◆ EXTRACTED DATA:
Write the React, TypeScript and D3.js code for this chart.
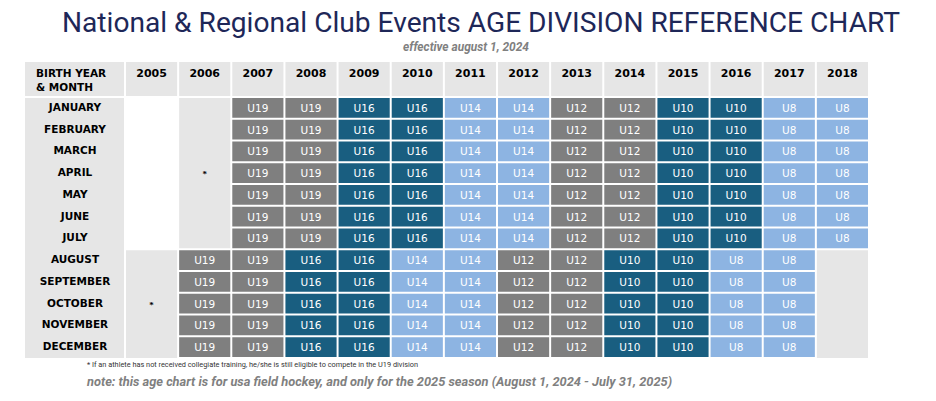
import React from "react";
import * as d3 from "d3";

const years = ["2005","2006","2007","2008","2009","2010","2011","2012","2013","2014","2015","2016","2017","2018"];
const months = ["JANUARY","FEBRUARY","MARCH","APRIL","MAY","JUNE","JULY","AUGUST","SEPTEMBER","OCTOBER","NOVEMBER","DECEMBER"];
// division per birth year for Jan–Jul births
const janJulDivisions = ["", "", "U19","U19","U16","U16","U14","U14","U12","U12","U10","U10","U8","U8"];
// division per birth year for Aug–Dec births
const augDecDivisions = ["", "U19","U19","U16","U16","U14","U14","U12","U12","U10","U10","U8","U8",""];
const firstHalfMonths = 7;

const divisionColors: Record<string, string> = {
  U19: "#7f7f7f",
  U16: "#195e80",
  U14: "#8db4e2",
  U12: "#7f7f7f",
  U10: "#195e80",
  U8: "#8db4e2",
};

const W = 936, H = 401;
const left = 25, labelW = 100, right = 869;
const headTop = 62, headBot = 97, bottom = 358;
const GRAY = "#e6e6e6";

export default function App() {
  const x = d3.scaleBand<string>().domain(years).range([left + labelW, right]).padding(0);
  const y = d3.scaleBand<string>().domain(months).range([headBot, bottom]).padding(0);
  const bw = x.bandwidth(), bh = y.bandwidth();

  const cells: React.ReactNode[] = [];
  months.forEach((m, mi) => {
    const divs = mi < firstHalfMonths ? janJulDivisions : augDecDivisions;
    years.forEach((yr, yi) => {
      const d = divs[yi];
      if (!d) return;
      const cx = x(yr)!, cy = y(m)!;
      cells.push(
        <g key={m + yr}>
          <rect x={cx + 1} y={cy + 1} width={bw - 2} height={bh - 2} fill={divisionColors[d]} />
          <text x={cx + bw / 2} y={cy + bh / 2 + 4} textAnchor="middle" fill="#ffffff"
            fontFamily="DejaVu Sans, Verdana, sans-serif" fontSize={10.5}>{d}</text>
        </g>
      );
    });
  });

  const jul = months[firstHalfMonths - 1];
  const aug = months[firstHalfMonths];
  const dec = months[months.length - 1];
  const y0 = y(months[0])!, yJulEnd = y(jul)! + bh, yAug = y(aug)!, yDecEnd = y(dec)! + bh;

  return (
    <svg width={W} height={H} style={{ position: "absolute", left: 0, top: 0 }}>
      <rect width={W} height={H} fill="#ffffff" />
      <text x={62} y={32} textLength={838} lengthAdjust="spacingAndGlyphs" fill="#1e2758"
        fontFamily="Roboto, sans-serif" fontSize={28}>National &amp; Regional Club Events AGE DIVISION REFERENCE CHART</text>
      <text x={466} y={51} textAnchor="middle" textLength={126} lengthAdjust="spacingAndGlyphs" fill="#808080"
        fontFamily="Roboto, sans-serif" fontSize={12} fontWeight="bold" fontStyle="italic">effective august 1, 2024</text>

      <rect x={left} y={headTop} width={labelW - 1} height={headBot - headTop - 1} fill={GRAY} />
      {years.map((yr) => (
        <g key={yr}>
          <rect x={x(yr)! + 1} y={headTop} width={bw - 2} height={headBot - headTop - 1} fill={GRAY} />
          <text x={x(yr)! + bw / 2} y={headTop + 15} textAnchor="middle" fill="#000"
            fontFamily="DejaVu Sans, Verdana, sans-serif" fontWeight="bold" fontSize={11}>{yr}</text>
        </g>
      ))}
      <text x={left + 11} y={headTop + 15} fill="#000" fontFamily="DejaVu Sans, Verdana, sans-serif" fontWeight="bold" fontSize={10.5}>BIRTH YEAR</text>
      <text x={left + 11} y={headTop + 29} fill="#000" fontFamily="DejaVu Sans, Verdana, sans-serif" fontWeight="bold" fontSize={10.5}>&amp; MONTH</text>

      <rect x={left} y={y0 + 1} width={labelW - 1} height={bottom - y0 - 1} fill={GRAY} />
      {months.map((m) => (
        <text key={m} x={left + labelW / 2} y={y(m)! + bh / 2 + 3} textAnchor="middle" fill="#000"
          fontFamily="DejaVu Sans, Verdana, sans-serif" fontWeight="bold" fontSize={10.5}>{m}</text>
      ))}

      <rect x={x("2006")! + 1} y={y0 + 1} width={bw - 2} height={yJulEnd - y0 - 2} fill={GRAY} />
      <text x={x("2006")! + bw / 2} y={(y0 + yJulEnd) / 2 + 4} textAnchor="middle" fontSize={9} fontWeight="bold" fill="#000">*</text>
      <rect x={x("2005")! + 1} y={yAug + 1} width={bw - 2} height={yDecEnd - yAug - 1} fill={GRAY} />
      <text x={x("2005")! + bw / 2} y={(yAug + yDecEnd) / 2 + 4} textAnchor="middle" fontSize={9} fontWeight="bold" fill="#000">*</text>
      <rect x={x("2018")! + 1} y={yAug + 1} width={bw - 2} height={yDecEnd - yAug - 1} fill={GRAY} />

      {cells}

      <text x={87} y={367} textLength={331} lengthAdjust="spacingAndGlyphs" fill="#333"
        fontFamily="Roboto, sans-serif" fontSize={6.5}>* If an athlete has not received collegiate training, he/she is still eligible to compete in the U19 division</text>
      <text x={87} y={386} textLength={585} lengthAdjust="spacingAndGlyphs" fill="#808080"
        fontFamily="Roboto, sans-serif" fontSize={13} fontWeight="bold" fontStyle="italic">note: this age chart is for usa field hockey, and only for the 2025 season (August 1, 2024 - July 31, 2025)</text>
    </svg>
  );
}
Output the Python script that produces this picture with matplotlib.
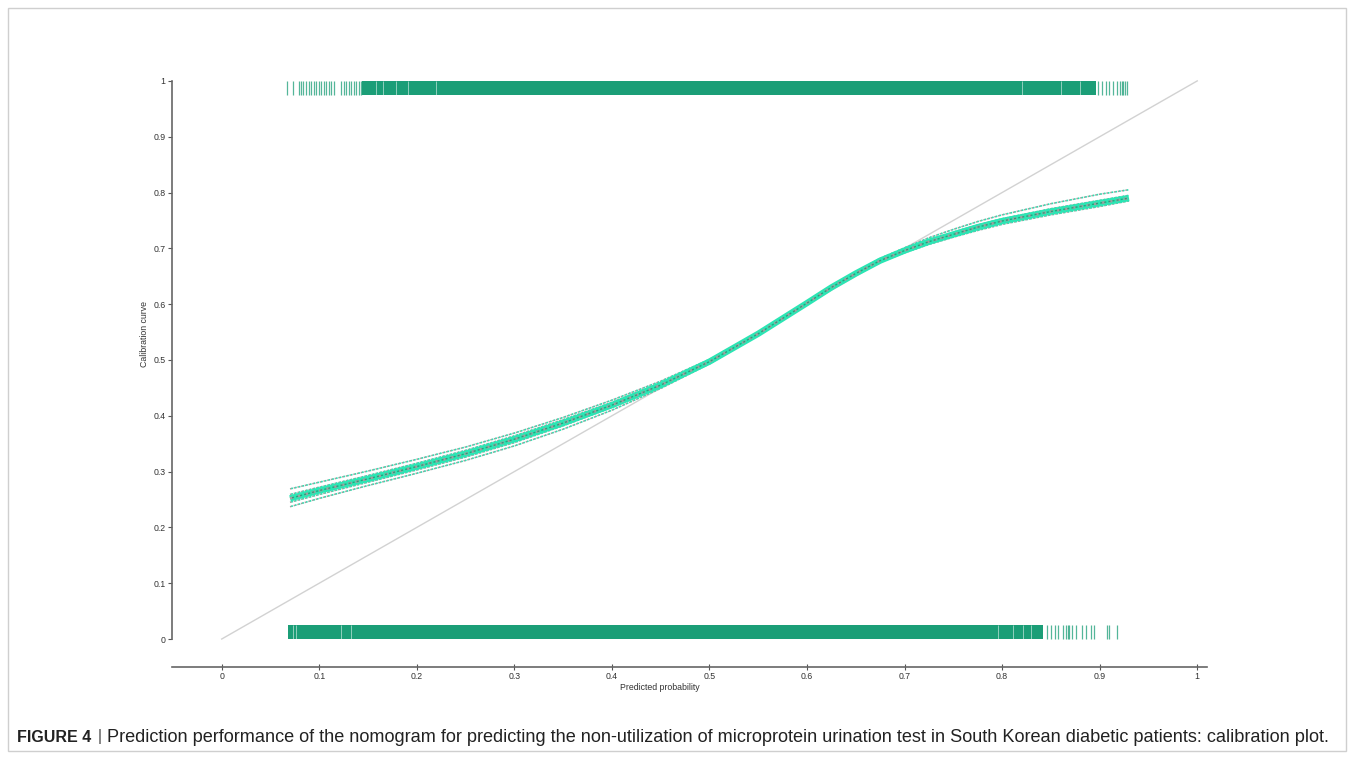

◆ PROBLEM DESCRIPTION:
Transcribe the listing above verbatim. Omit the pictures.

◆ FINAL RESULT:
Write the React, TypeScript and D3.js code for this chart.
import React from "react";
import * as d3 from "d3";

const years = ["2005","2006","2007","2008","2009","2010","2011","2012","2013","2014","2015","2016","2017","2018"];
const months = ["JANUARY","FEBRUARY","MARCH","APRIL","MAY","JUNE","JULY","AUGUST","SEPTEMBER","OCTOBER","NOVEMBER","DECEMBER"];
// division per birth year for Jan–Jul births
const janJulDivisions = ["", "", "U19","U19","U16","U16","U14","U14","U12","U12","U10","U10","U8","U8"];
// division per birth year for Aug–Dec births
const augDecDivisions = ["", "U19","U19","U16","U16","U14","U14","U12","U12","U10","U10","U8","U8",""];
const firstHalfMonths = 7;

const divisionColors: Record<string, string> = {
  U19: "#7f7f7f",
  U16: "#195e80",
  U14: "#8db4e2",
  U12: "#7f7f7f",
  U10: "#195e80",
  U8: "#8db4e2",
};

const W = 936, H = 401;
const left = 25, labelW = 100, right = 869;
const headTop = 62, headBot = 97, bottom = 358;
const GRAY = "#e6e6e6";

export default function App() {
  const x = d3.scaleBand<string>().domain(years).range([left + labelW, right]).padding(0);
  const y = d3.scaleBand<string>().domain(months).range([headBot, bottom]).padding(0);
  const bw = x.bandwidth(), bh = y.bandwidth();

  const cells: React.ReactNode[] = [];
  months.forEach((m, mi) => {
    const divs = mi < firstHalfMonths ? janJulDivisions : augDecDivisions;
    years.forEach((yr, yi) => {
      const d = divs[yi];
      if (!d) return;
      const cx = x(yr)!, cy = y(m)!;
      cells.push(
        <g key={m + yr}>
          <rect x={cx + 1} y={cy + 1} width={bw - 2} height={bh - 2} fill={divisionColors[d]} />
          <text x={cx + bw / 2} y={cy + bh / 2 + 4} textAnchor="middle" fill="#ffffff"
            fontFamily="DejaVu Sans, Verdana, sans-serif" fontSize={10.5}>{d}</text>
        </g>
      );
    });
  });

  const jul = months[firstHalfMonths - 1];
  const aug = months[firstHalfMonths];
  const dec = months[months.length - 1];
  const y0 = y(months[0])!, yJulEnd = y(jul)! + bh, yAug = y(aug)!, yDecEnd = y(dec)! + bh;

  return (
    <svg width={W} height={H} style={{ position: "absolute", left: 0, top: 0 }}>
      <rect width={W} height={H} fill="#ffffff" />
      <text x={62} y={32} textLength={838} lengthAdjust="spacingAndGlyphs" fill="#1e2758"
        fontFamily="Roboto, sans-serif" fontSize={28}>National &amp; Regional Club Events AGE DIVISION REFERENCE CHART</text>
      <text x={466} y={51} textAnchor="middle" textLength={126} lengthAdjust="spacingAndGlyphs" fill="#808080"
        fontFamily="Roboto, sans-serif" fontSize={12} fontWeight="bold" fontStyle="italic">effective august 1, 2024</text>

      <rect x={left} y={headTop} width={labelW - 1} height={headBot - headTop - 1} fill={GRAY} />
      {years.map((yr) => (
        <g key={yr}>
          <rect x={x(yr)! + 1} y={headTop} width={bw - 2} height={headBot - headTop - 1} fill={GRAY} />
          <text x={x(yr)! + bw / 2} y={headTop + 15} textAnchor="middle" fill="#000"
            fontFamily="DejaVu Sans, Verdana, sans-serif" fontWeight="bold" fontSize={11}>{yr}</text>
        </g>
      ))}
      <text x={left + 11} y={headTop + 15} fill="#000" fontFamily="DejaVu Sans, Verdana, sans-serif" fontWeight="bold" fontSize={10.5}>BIRTH YEAR</text>
      <text x={left + 11} y={headTop + 29} fill="#000" fontFamily="DejaVu Sans, Verdana, sans-serif" fontWeight="bold" fontSize={10.5}>&amp; MONTH</text>

      <rect x={left} y={y0 + 1} width={labelW - 1} height={bottom - y0 - 1} fill={GRAY} />
      {months.map((m) => (
        <text key={m} x={left + labelW / 2} y={y(m)! + bh / 2 + 3} textAnchor="middle" fill="#000"
          fontFamily="DejaVu Sans, Verdana, sans-serif" fontWeight="bold" fontSize={10.5}>{m}</text>
      ))}

      <rect x={x("2006")! + 1} y={y0 + 1} width={bw - 2} height={yJulEnd - y0 - 2} fill={GRAY} />
      <text x={x("2006")! + bw / 2} y={(y0 + yJulEnd) / 2 + 4} textAnchor="middle" fontSize={9} fontWeight="bold" fill="#000">*</text>
      <rect x={x("2005")! + 1} y={yAug + 1} width={bw - 2} height={yDecEnd - yAug - 1} fill={GRAY} />
      <text x={x("2005")! + bw / 2} y={(yAug + yDecEnd) / 2 + 4} textAnchor="middle" fontSize={9} fontWeight="bold" fill="#000">*</text>
      <rect x={x("2018")! + 1} y={yAug + 1} width={bw - 2} height={yDecEnd - yAug - 1} fill={GRAY} />

      {cells}

      <text x={87} y={367} textLength={331} lengthAdjust="spacingAndGlyphs" fill="#333"
        fontFamily="Roboto, sans-serif" fontSize={6.5}>* If an athlete has not received collegiate training, he/she is still eligible to compete in the U19 division</text>
      <text x={87} y={386} textLength={585} lengthAdjust="spacingAndGlyphs" fill="#808080"
        fontFamily="Roboto, sans-serif" fontSize={13} fontWeight="bold" fontStyle="italic">note: this age chart is for usa field hockey, and only for the 2025 season (August 1, 2024 - July 31, 2025)</text>
    </svg>
  );
}
Output the Python script that produces this picture with matplotlib.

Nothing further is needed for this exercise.